2. Provide alternatives. Let your child know that there are more acceptable methods of venting his feelings without intimidating his peers. Tell him that he can express his feelings openly to you, for example. Role play for your child how to assert himself without using force.
3. Teach empathy. "How do you think the other boy felt when you grabbed his toy away from him?" is the type of question you need to ask your child. Help him to see the situation from the other child's point of view.
4. Teach consequences. Explain to your child that others will not want to play with or befriend him if he continues to domineer his classmates. Share with him your own experiences from childhood being bullied by the tough kids in your class when you were his age.
TOUGHENING THE WEAKLINGS
If your child has become a victim of intimidation at school or camp, you can help by using all of the following approaches:
1.Teach assertiveness. Your child can learn to be less passive. Share examples of your own successful experiences, sticking up for yourself even when it was difficult for you. Praise your child at home when he makes his first attempts to assert himself with you or another member of the family. Review episodes of exploitation with your child pointing out how he could have handled the situation differently so as not to be pushed around so easily.
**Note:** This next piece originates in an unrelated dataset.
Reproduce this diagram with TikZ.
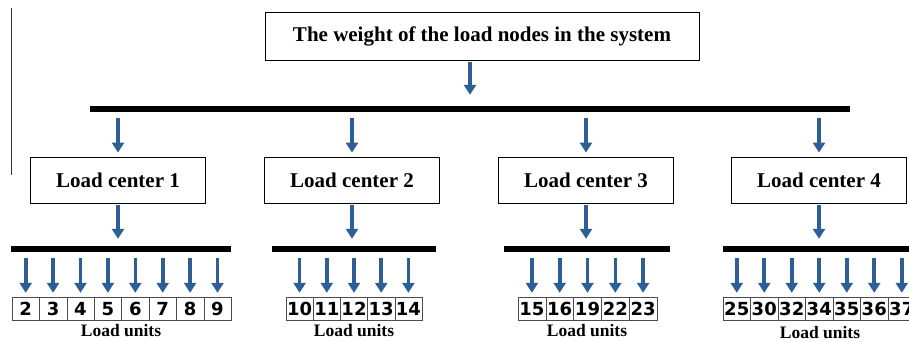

2.Desensitize your child to failure. Explain to your child that he should not expect to succeed at every attempt to assert himself. Like any other skill, it will require practice to make it perfect. With patience and encouragement from you, however, your child can learn to stand up to or talk down confrontations.
3.Teach your child how to make friends. Instead of sticking with the one or two close friends he has, encourage your child to widen his social circle. Passive children tend to avoid the social risks involved in making new friends. Explain to your child that having more friends in the group means that he will have more potential allies to rally to his defense if and when he is threatened. Bullies understand this social dynamic and therefore avoid starting up with well-connected members of the group.
4.Teach self-defense. If your child his being verbally attacked, role play for him how to respond more effectively to the insults and indignities. If he is being physically assaulted, arrange for him to take boxing, karate or some other martial arts course. Even if he never uses these skills, they will boost his self-esteem and raise his level of confidence, which may be all that is needed to communicate to the bullies that he is no longer an easy target.